Output growth = (labor share × capital growth) + (capital share × labor growth).

D)

Output growth = (capital share × capital growth) + technological progress.

Part 6)
In the growth accounting framework, increases in output come from growth in all of the following EXCEPT:

A)

capital.

B)

labor.

C)

productivity.

D)

savings.

Question

2 - #8408

Part 1)
Your answer: B was incorrect. The correct answer was C) 25%.

The remaining 75% represents the total output (GNP) that goes to compensate labor.

Part 2)
Your answer: B was correct!

This term measures technological progress. It is the amount by which output would increase because of improvements in production methods if capital and labor growth were zero.

Part 3)
Your answer: B was incorrect. The correct answer was D) Physical capital, human capital, and labor explain about 60% of the difference in output growth between countries.

The percentage explained by physical capital, human capital, and labor is closer to 80 percent, not 60 percent. The other answers are true. Note that natural resources can explain a significant part of the growth in output in some situations as exemplified by the strong growth in Norway due to the discovery and development of oil reserves between 1970 and 1990.

Part 4)
Your answer: B was incorrect. The correct answer was C) Increases in savings rates will increase long-run economic growth rates.

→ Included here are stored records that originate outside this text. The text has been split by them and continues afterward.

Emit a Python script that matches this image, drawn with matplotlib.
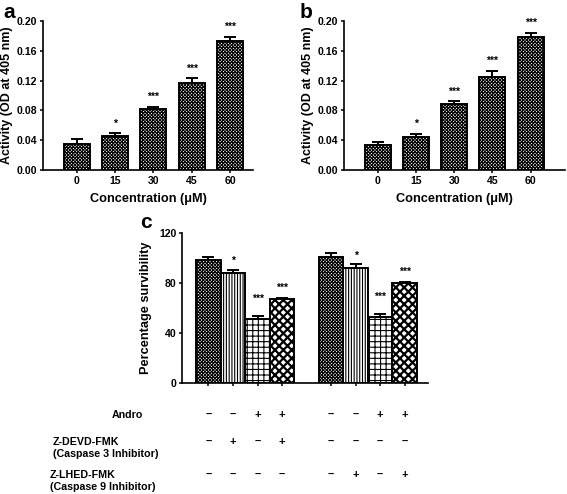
import numpy as np
import matplotlib
matplotlib.use('Agg')
import matplotlib.pyplot as plt
import matplotlib.transforms as mtransforms

plt.rcParams['font.family'] = ['Liberation Sans', 'DejaVu Sans']
plt.rcParams['font.weight'] = 'bold'
plt.rcParams['hatch.linewidth'] = 0.8

# panel a / b data
conc = ['0', '15', '30', '45', '60']
act_a = [0.035, 0.045, 0.082, 0.117, 0.173]
err_a = [0.007, 0.004, 0.003, 0.006, 0.006]
sig_a = ['', '*', '***', '***', '***']
act_b = [0.033, 0.044, 0.089, 0.125, 0.179]
err_b = [0.004, 0.004, 0.003, 0.008, 0.005]
sig_b = ['', '*', '***', '***', '***']

# panel c data
surv = [98.5, 88.3, 51.5, 67.2, 101.2, 92.4, 52.5, 79.8]
surv_err = [2.5, 2.2, 2.0, 1.2, 2.5, 2.6, 2.8, 1.3]
sig_c = ['', '*', '***', '***', '', '*', '***', '***']
andro = ['–', '–', '+', '+', '–', '–', '+', '+']
devd = ['–', '+', '–', '+', '–', '–', '–', '–']
lhed = ['–', '–', '–', '–', '–', '+', '–', '+']

W, H = 567, 494
fig = plt.figure(figsize=(W / 100, H / 100), dpi=100)


def box(x0, y0, x1, y1):
    # pixel box (top-left origin) -> figure fraction rect
    return [x0 / W, 1 - y1 / H, (x1 - x0) / W, (y1 - y0) / H]


def style(ax):
    for s in ['top', 'right']:
        ax.spines[s].set_visible(False)
    for s in ['left', 'bottom']:
        ax.spines[s].set_linewidth(1.2)
    ax.tick_params(direction='out', length=2.5, width=1.1, labelsize=7.6, pad=1.5)
    for lab in ax.get_xticklabels() + ax.get_yticklabels():
        lab.set_fontweight('bold')


fine = 'xxxxxxxxxx'


def activity_panel(rect, vals, errs, sig, xmax):
    ax = fig.add_axes(rect)
    x = np.arange(len(vals))
    ax.bar(x, vals, width=0.68, color='white', edgecolor='black', linewidth=1.4,
           hatch=fine, zorder=2)
    ax.errorbar(x, vals, yerr=[np.zeros(len(vals)), errs], fmt='none', ecolor='black',
                elinewidth=1.4, capsize=4, capthick=1.4, zorder=3)
    for xi, v, e, s in zip(x, vals, errs, sig):
        if s:
            ax.annotate(s, (xi, v + e), xytext=(0, 5), textcoords='offset points',
                        ha='center', va='baseline', fontsize=7.5, fontweight='bold')
    ax.set_xlim(-0.88, xmax)
    ax.set_ylim(0, 0.2)
    ax.set_yticks([0.0, 0.04, 0.08, 0.12, 0.16, 0.20])
    ax.set_yticklabels(['0.00', '0.04', '0.08', '0.12', '0.16', '0.20'])
    ax.set_xticks(x)
    ax.set_xticklabels(conc)
    ax.set_ylabel('Activity (OD at 405 nm)', fontsize=9, fontweight='bold', labelpad=3)
    ax.set_xlabel('Concentration (μM)', fontsize=9.2, fontweight='bold', labelpad=5)
    style(ax)
    return ax


ax_a = activity_panel(box(43, 21, 253, 170), act_a, err_a, sig_a, 4.6)
ax_b = activity_panel(box(344, 21, 565, 170), act_b, err_b, sig_b, 4.9)
fig.text(3 / W, 1 - 12 / H, 'a', fontsize=15, fontweight='bold', va='center')
fig.text(300 / W, 1 - 12 / H, 'b', fontsize=15, fontweight='bold', va='center')

# panel c
ax_c = fig.add_axes(box(182, 233, 428, 383))
pos = np.array([0, 1, 2, 3, 5, 6, 7, 8])
hatches = [fine, '||||||', '+++', 'xxxx', fine, '||||||', '+++', 'xxxx']
hatch_lw = [0.8, 0.8, 0.8, 1.6, 0.8, 0.8, 0.8, 1.6]
for p, v, h, hl in zip(pos, surv, hatches, hatch_lw):
    with plt.rc_context({'hatch.linewidth': hl}):
        ax_c.bar(p, v, width=1.0, color='white', edgecolor='black', linewidth=1.4,
                 hatch=h, zorder=2)
ax_c.errorbar(pos, surv, yerr=[np.zeros(len(surv)), surv_err], fmt='none', ecolor='black',
              elinewidth=1.4, capsize=4, capthick=1.4, zorder=3)
star_off = [0, 4, 10, 5, 0, 4, 10, 5]
for p, v, e, s, o in zip(pos, surv, surv_err, sig_c, star_off):
    if s:
        ax_c.annotate(s, (p, v + e), xytext=(0, o), textcoords='offset points',
                      ha='center', va='baseline', fontsize=7.5, fontweight='bold')
ax_c.set_xlim(-1.08, 8.95)
ax_c.set_ylim(0, 120)
ax_c.set_yticks([0, 40, 80, 120])
ax_c.set_xticks(pos)
ax_c.set_xticklabels([])
ax_c.set_ylabel('Percentage survibility', fontsize=9.2, fontweight='bold', labelpad=5)
style(ax_c)
fig.text(140 / W, 1 - 223 / H, 'c', fontsize=15, fontweight='bold', va='center')

# treatment table under panel c
trans = mtransforms.blended_transform_factory(ax_c.transData, fig.transFigure)
rows = [(andro, 415), (devd, 442), (lhed, 475)]
for signs, ypx in rows:
    for p, s in zip(pos, signs):
        ax_c.text(p, 1 - ypx / H, s, transform=trans, ha='center', va='center',
                  fontsize=8, fontweight='bold', clip_on=False)
lab_kw = dict(va='center', fontsize=7.7, fontweight='bold')
fig.text(127 / W, 1 - 415 / H, 'Andro', ha='center', **lab_kw)
fig.text(53 / W, 1 - 442 / H, 'Z-DEVD-FMK', ha='left', **lab_kw)
fig.text(53 / W, 1 - 454 / H, '(Caspase 3 Inhibitor)', ha='left', **lab_kw)
fig.text(50 / W, 1 - 475 / H, 'Z-LHED-FMK', ha='left', **lab_kw)
fig.text(50 / W, 1 - 487 / H, '(Caspase 9 Inhibitor)', ha='left', **lab_kw)

fig.savefig('out.png', dpi=100)
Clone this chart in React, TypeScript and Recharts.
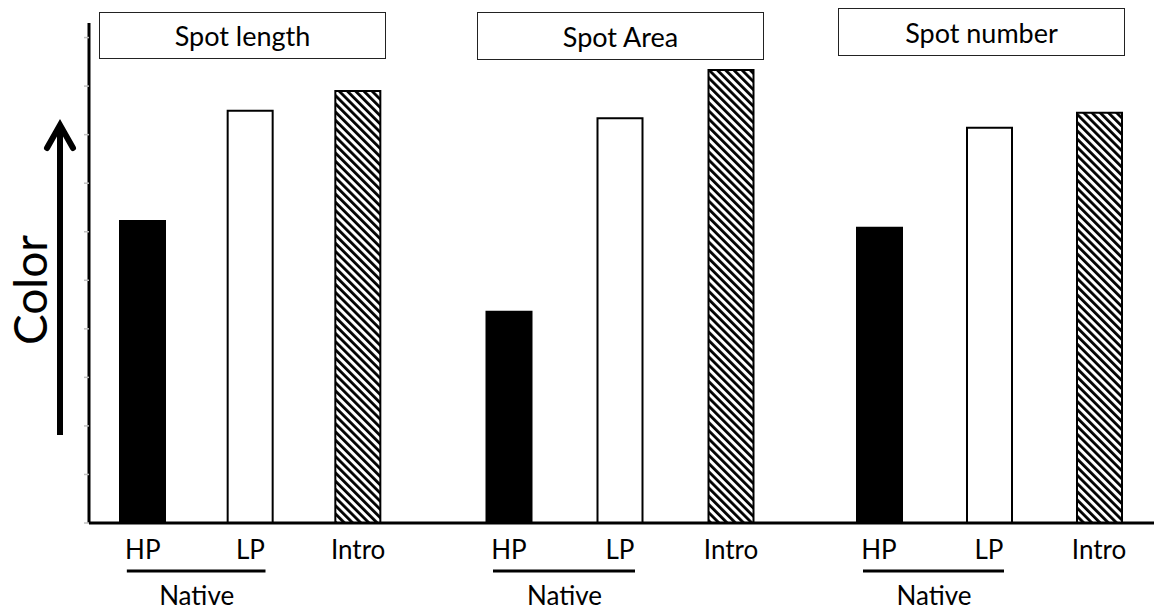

Increases in savings rates will not increase long-term growth rates. If savings rates change, the growth rate in output will adjust so that it will be at the level it was at before the change in savings rates. The other answer choices are true. Increases in savings rates increase the steady-state level of income by increasing the capital-output ratio. Standard of living improvements do come from technological progress, not population growth.

Part 5)
Your answer: B was correct!

Output growth = (labor share x labor growth) + (capital share x capital growth) + technological progress.

Part 6)
Your answer: B was incorrect. The correct answer was D) savings.

Output = Level of Technology x Some production function of capital and labor.